## To be done
Return each line of the data below verbatim; pictures are to be left out.

## Data shown
## Begin

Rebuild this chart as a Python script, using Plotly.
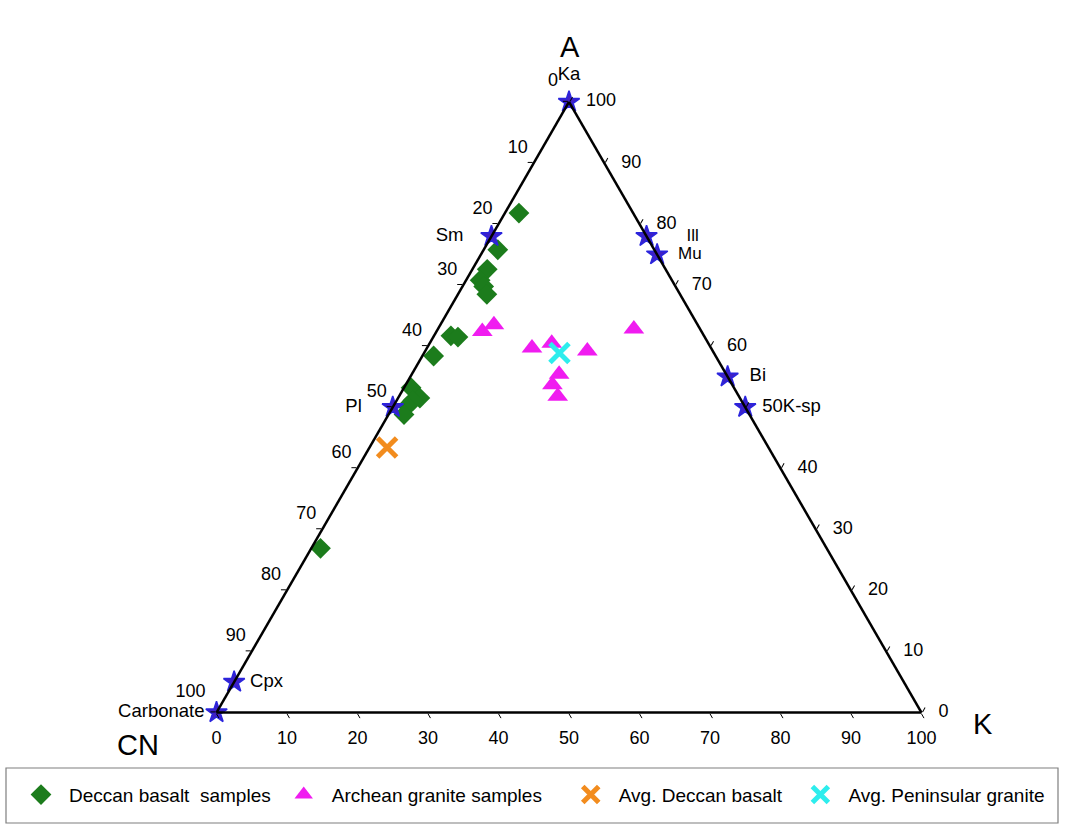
import plotly.graph_objects as go

W, H = 1078, 824
FONT = "Liberation Sans, Arial, sans-serif"

# Graduations shown along each edge (percent)
tick_vals = list(range(0, 101, 10))
# The right edge skips 50, where the 50K-sp label sits
a_edge_vals = [t for t in tick_vals if t != 50]

# Reference mineral compositions (A, CN, K in percent)
mineral_names = ["Ka", "Sm", "Ill", "Mu", "Bi", "50K-sp", "Pl", "Cpx", "Carbonate"]
mineral_A = [100, 78, 78, 75, 55, 50, 50, 5, 0]
mineral_CN = [0, 22, 0, 0, 0, 0, 50, 95, 100]
mineral_K = [0, 0, 22, 25, 45, 50, 0, 0, 0]

# Deccan basalt samples
basalt_A = [81.8, 75.8, 72.6, 70.8, 69.8, 68.5, 61.7, 61.5, 58.4, 53.2, 51.5, 51.1, 50.2, 48.8, 26.9]
basalt_CN = [16.2, 22.2, 25.3, 27.2, 27.2, 27.4, 35.9, 35.0, 40.0, 45.8, 45.4, 46.6, 47.8, 49.0, 71.8]
basalt_K = [2.0, 2.0, 2.1, 2.0, 3.0, 4.1, 2.4, 3.5, 1.6, 1.0, 3.1, 2.3, 2.0, 2.2, 1.3]

# Archean granite samples
granite_A = [62.4, 63.5, 59.7, 60.5, 59.2, 62.8, 55.4, 53.7, 51.8]
granite_CN = [31.1, 28.9, 25.4, 22.2, 17.8, 9.4, 23.7, 25.5, 25.7]
granite_K = [6.5, 7.6, 14.9, 17.3, 23.0, 27.8, 20.9, 20.8, 22.5]

# Averages
avg_basalt_A, avg_basalt_CN, avg_basalt_K = [43.4], [54.1], [2.5]
avg_granite_A, avg_granite_CN, avg_granite_K = [58.9], [21.9], [19.2]

# Where each mineral label sits relative to its star: (textposition, offset px, font px)
mineral_label_style = {
    "Ka": ("top center", 17, 18.5),
    "Sm": ("middle left", 28, 18.5),
    "Ill": ("middle right", 40, 17),
    "Mu": ("middle right", 21, 17),
    "Bi": ("middle right", 22, 18.5),
    "50K-sp": ("middle right", 17, 18.5),
    "Pl": ("middle left", 31, 18.5),
    "Cpx": ("middle right", 16, 18.5),
    "Carbonate": ("middle left", 12, 18.5),
}


def pad_size(offset):
    # plotly offsets point text by (marker radius / 0.8 + 1)
    return max(1.6 * (offset - 1), 0.5)


def text_layer(a, b, c, text, position, offset, size):
    if isinstance(offset, (int, float)):
        sizes = pad_size(offset)
    else:
        sizes = [pad_size(o) for o in offset]
    return go.Scatterternary(
        a=a, b=b, c=c, text=text, mode="markers+text", textposition=position,
        marker=dict(size=sizes, opacity=0, color="white"),
        textfont=dict(family=FONT, size=size, color="black"),
        cliponaxis=False, hoverinfo="skip", showlegend=False,
    )


fig = go.Figure()

fig.add_trace(go.Scatterternary(
    a=basalt_A, b=basalt_CN, c=basalt_K, mode="markers",
    name="Deccan basalt\u00a0 samples",
    marker=dict(symbol="diamond", size=16, color="#1c7c1c"),
    cliponaxis=False,
))
fig.add_trace(go.Scatterternary(
    a=granite_A, b=granite_CN, c=granite_K, mode="markers",
    name="Archean granite samples\u00a0\u00a0\u00a0",
    marker=dict(symbol="triangle-up", size=18, color="#f01cf0"),
    cliponaxis=False,
))
fig.add_trace(go.Scatterternary(
    a=avg_basalt_A, b=avg_basalt_CN, c=avg_basalt_K, mode="markers",
    name="Avg. Deccan basalt\u00a0",
    marker=dict(symbol="x-thin", size=19, color="#f28c1e",
                line=dict(color="#f28c1e", width=5)),
    cliponaxis=False,
))
fig.add_trace(go.Scatterternary(
    a=avg_granite_A, b=avg_granite_CN, c=avg_granite_K, mode="markers",
    name="Avg. Peninsular granite",
    marker=dict(symbol="x-thin", size=19, color="#2deded",
                line=dict(color="#2deded", width=5)),
    cliponaxis=False,
))

# Mineral end-members
fig.add_trace(go.Scatterternary(
    a=mineral_A, b=mineral_CN, c=mineral_K, mode="markers",
    marker=dict(symbol="star", size=16, color="#3f20c6",
                line=dict(color="#2a24dd", width=1.5)),
    cliponaxis=False, showlegend=False, hoverinfo="text", text=mineral_names,
))
fig.add_trace(go.Scatterternary(
    a=mineral_A, b=mineral_CN, c=mineral_K, text=mineral_names,
    mode="markers+text",
    textposition=[mineral_label_style[n][0] for n in mineral_names],
    marker=dict(size=[pad_size(mineral_label_style[n][1]) for n in mineral_names],
                opacity=0, color="white"),
    textfont=dict(family=FONT, color="black",
                  size=[mineral_label_style[n][2] for n in mineral_names]),
    cliponaxis=False, hoverinfo="skip", showlegend=False,
))

# Edge graduations: CN on the left edge, K along the base, A on the right edge
# (the corner labels on the left edge stand a little further out, clear of Ka / Carbonate)
cn_offsets = [11 if t in (0, 100) else 6 for t in tick_vals]
fig.add_trace(text_layer(
    [100 - t for t in tick_vals], tick_vals, [0] * len(tick_vals),
    [str(t) for t in tick_vals], "top left", cn_offsets, 18,
))
fig.add_trace(text_layer(
    [0] * len(tick_vals), [100 - t for t in tick_vals], tick_vals,
    [str(t) for t in tick_vals], "bottom center", 18, 18,
))
fig.add_trace(text_layer(
    a_edge_vals, [0] * len(a_edge_vals), [100 - t for t in a_edge_vals],
    [str(t) for t in a_edge_vals], "middle right", 17, 18,
))

axis_style = dict(
    tickmode="array", tickvals=tick_vals, ticks="outside", ticklen=5,
    tickwidth=1.2, tickcolor="black", showticklabels=False, showgrid=False,
    showline=True, linecolor="black", linewidth=2.5, min=0, title=dict(text=""),
)

title_font = dict(family=FONT, size=29, color="black")

fig.update_layout(
    width=W, height=H, autosize=False,
    margin=dict(l=0, r=0, t=0, b=0),
    paper_bgcolor="white", plot_bgcolor="white",
    font=dict(family=FONT, size=18, color="black"),
    ternary=dict(
        sum=100,
        domain=dict(x=[0.20083, 0.85482], y=[0.1350, 0.8765]),
        bgcolor="white",
        aaxis=axis_style, baxis=axis_style, caxis=axis_style,
    ),
    showlegend=True,
    legend=dict(
        orientation="h", x=13 / W, xanchor="left", y=0.0355, yanchor="middle",
        font=dict(family=FONT, size=19, color="black"),
        bgcolor="rgba(0,0,0,0)", borderwidth=0, itemsizing="trace",
        itemwidth=46,
    ),
    shapes=[dict(
        type="rect", xref="paper", yref="paper",
        x0=6 / W, x1=1058 / W, y0=1 / H, y1=(H - 768) / H,
        line=dict(color="#7f7f7f", width=1.2), fillcolor="rgba(0,0,0,0)",
    )],
    annotations=[
        dict(text="A", x=570 / W, y=1 - 47 / H, xref="paper", yref="paper",
             xanchor="center", yanchor="middle", showarrow=False, font=title_font),
        dict(text="CN", x=138 / W, y=1 - 745 / H, xref="paper", yref="paper",
             xanchor="center", yanchor="middle", showarrow=False, font=title_font),
        dict(text="K", x=983 / W, y=1 - 724 / H, xref="paper", yref="paper",
             xanchor="center", yanchor="middle", showarrow=False, font=title_font),
    ],
)

fig.write_html("out.html")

## End

## Solution
Rebuild this chart as a Python script, using Plotly.
import plotly.graph_objects as go

W, H = 1078, 824
FONT = "Liberation Sans, Arial, sans-serif"

# Graduations shown along each edge (percent)
tick_vals = list(range(0, 101, 10))
# The right edge skips 50, where the 50K-sp label sits
a_edge_vals = [t for t in tick_vals if t != 50]

# Reference mineral compositions (A, CN, K in percent)
mineral_names = ["Ka", "Sm", "Ill", "Mu", "Bi", "50K-sp", "Pl", "Cpx", "Carbonate"]
mineral_A = [100, 78, 78, 75, 55, 50, 50, 5, 0]
mineral_CN = [0, 22, 0, 0, 0, 0, 50, 95, 100]
mineral_K = [0, 0, 22, 25, 45, 50, 0, 0, 0]

# Deccan basalt samples
basalt_A = [81.8, 75.8, 72.6, 70.8, 69.8, 68.5, 61.7, 61.5, 58.4, 53.2, 51.5, 51.1, 50.2, 48.8, 26.9]
basalt_CN = [16.2, 22.2, 25.3, 27.2, 27.2, 27.4, 35.9, 35.0, 40.0, 45.8, 45.4, 46.6, 47.8, 49.0, 71.8]
basalt_K = [2.0, 2.0, 2.1, 2.0, 3.0, 4.1, 2.4, 3.5, 1.6, 1.0, 3.1, 2.3, 2.0, 2.2, 1.3]

# Archean granite samples
granite_A = [62.4, 63.5, 59.7, 60.5, 59.2, 62.8, 55.4, 53.7, 51.8]
granite_CN = [31.1, 28.9, 25.4, 22.2, 17.8, 9.4, 23.7, 25.5, 25.7]
granite_K = [6.5, 7.6, 14.9, 17.3, 23.0, 27.8, 20.9, 20.8, 22.5]

# Averages
avg_basalt_A, avg_basalt_CN, avg_basalt_K = [43.4], [54.1], [2.5]
avg_granite_A, avg_granite_CN, avg_granite_K = [58.9], [21.9], [19.2]

# Where each mineral label sits relative to its star: (textposition, offset px, font px)
mineral_label_style = {
    "Ka": ("top center", 17, 18.5),
    "Sm": ("middle left", 28, 18.5),
    "Ill": ("middle right", 40, 17),
    "Mu": ("middle right", 21, 17),
    "Bi": ("middle right", 22, 18.5),
    "50K-sp": ("middle right", 17, 18.5),
    "Pl": ("middle left", 31, 18.5),
    "Cpx": ("middle right", 16, 18.5),
    "Carbonate": ("middle left", 12, 18.5),
}


def pad_size(offset):
    # plotly offsets point text by (marker radius / 0.8 + 1)
    return max(1.6 * (offset - 1), 0.5)


def text_layer(a, b, c, text, position, offset, size):
    if isinstance(offset, (int, float)):
        sizes = pad_size(offset)
    else:
        sizes = [pad_size(o) for o in offset]
    return go.Scatterternary(
        a=a, b=b, c=c, text=text, mode="markers+text", textposition=position,
        marker=dict(size=sizes, opacity=0, color="white"),
        textfont=dict(family=FONT, size=size, color="black"),
        cliponaxis=False, hoverinfo="skip", showlegend=False,
    )


fig = go.Figure()

fig.add_trace(go.Scatterternary(
    a=basalt_A, b=basalt_CN, c=basalt_K, mode="markers",
    name="Deccan basalt\u00a0 samples",
    marker=dict(symbol="diamond", size=16, color="#1c7c1c"),
    cliponaxis=False,
))
fig.add_trace(go.Scatterternary(
    a=granite_A, b=granite_CN, c=granite_K, mode="markers",
    name="Archean granite samples\u00a0\u00a0\u00a0",
    marker=dict(symbol="triangle-up", size=18, color="#f01cf0"),
    cliponaxis=False,
))
fig.add_trace(go.Scatterternary(
    a=avg_basalt_A, b=avg_basalt_CN, c=avg_basalt_K, mode="markers",
    name="Avg. Deccan basalt\u00a0",
    marker=dict(symbol="x-thin", size=19, color="#f28c1e",
                line=dict(color="#f28c1e", width=5)),
    cliponaxis=False,
))
fig.add_trace(go.Scatterternary(
    a=avg_granite_A, b=avg_granite_CN, c=avg_granite_K, mode="markers",
    name="Avg. Peninsular granite",
    marker=dict(symbol="x-thin", size=19, color="#2deded",
                line=dict(color="#2deded", width=5)),
    cliponaxis=False,
))

# Mineral end-members
fig.add_trace(go.Scatterternary(
    a=mineral_A, b=mineral_CN, c=mineral_K, mode="markers",
    marker=dict(symbol="star", size=16, color="#3f20c6",
                line=dict(color="#2a24dd", width=1.5)),
    cliponaxis=False, showlegend=False, hoverinfo="text", text=mineral_names,
))
fig.add_trace(go.Scatterternary(
    a=mineral_A, b=mineral_CN, c=mineral_K, text=mineral_names,
    mode="markers+text",
    textposition=[mineral_label_style[n][0] for n in mineral_names],
    marker=dict(size=[pad_size(mineral_label_style[n][1]) for n in mineral_names],
                opacity=0, color="white"),
    textfont=dict(family=FONT, color="black",
                  size=[mineral_label_style[n][2] for n in mineral_names]),
    cliponaxis=False, hoverinfo="skip", showlegend=False,
))

# Edge graduations: CN on the left edge, K along the base, A on the right edge
# (the corner labels on the left edge stand a little further out, clear of Ka / Carbonate)
cn_offsets = [11 if t in (0, 100) else 6 for t in tick_vals]
fig.add_trace(text_layer(
    [100 - t for t in tick_vals], tick_vals, [0] * len(tick_vals),
    [str(t) for t in tick_vals], "top left", cn_offsets, 18,
))
fig.add_trace(text_layer(
    [0] * len(tick_vals), [100 - t for t in tick_vals], tick_vals,
    [str(t) for t in tick_vals], "bottom center", 18, 18,
))
fig.add_trace(text_layer(
    a_edge_vals, [0] * len(a_edge_vals), [100 - t for t in a_edge_vals],
    [str(t) for t in a_edge_vals], "middle right", 17, 18,
))

axis_style = dict(
    tickmode="array", tickvals=tick_vals, ticks="outside", ticklen=5,
    tickwidth=1.2, tickcolor="black", showticklabels=False, showgrid=False,
    showline=True, linecolor="black", linewidth=2.5, min=0, title=dict(text=""),
)

title_font = dict(family=FONT, size=29, color="black")

fig.update_layout(
    width=W, height=H, autosize=False,
    margin=dict(l=0, r=0, t=0, b=0),
    paper_bgcolor="white", plot_bgcolor="white",
    font=dict(family=FONT, size=18, color="black"),
    ternary=dict(
        sum=100,
        domain=dict(x=[0.20083, 0.85482], y=[0.1350, 0.8765]),
        bgcolor="white",
        aaxis=axis_style, baxis=axis_style, caxis=axis_style,
    ),
    showlegend=True,
    legend=dict(
        orientation="h", x=13 / W, xanchor="left", y=0.0355, yanchor="middle",
        font=dict(family=FONT, size=19, color="black"),
        bgcolor="rgba(0,0,0,0)", borderwidth=0, itemsizing="trace",
        itemwidth=46,
    ),
    shapes=[dict(
        type="rect", xref="paper", yref="paper",
        x0=6 / W, x1=1058 / W, y0=1 / H, y1=(H - 768) / H,
        line=dict(color="#7f7f7f", width=1.2), fillcolor="rgba(0,0,0,0)",
    )],
    annotations=[
        dict(text="A", x=570 / W, y=1 - 47 / H, xref="paper", yref="paper",
             xanchor="center", yanchor="middle", showarrow=False, font=title_font),
        dict(text="CN", x=138 / W, y=1 - 745 / H, xref="paper", yref="paper",
             xanchor="center", yanchor="middle", showarrow=False, font=title_font),
        dict(text="K", x=983 / W, y=1 - 724 / H, xref="paper", yref="paper",
             xanchor="center", yanchor="middle", showarrow=False, font=title_font),
    ],
)

fig.write_html("out.html")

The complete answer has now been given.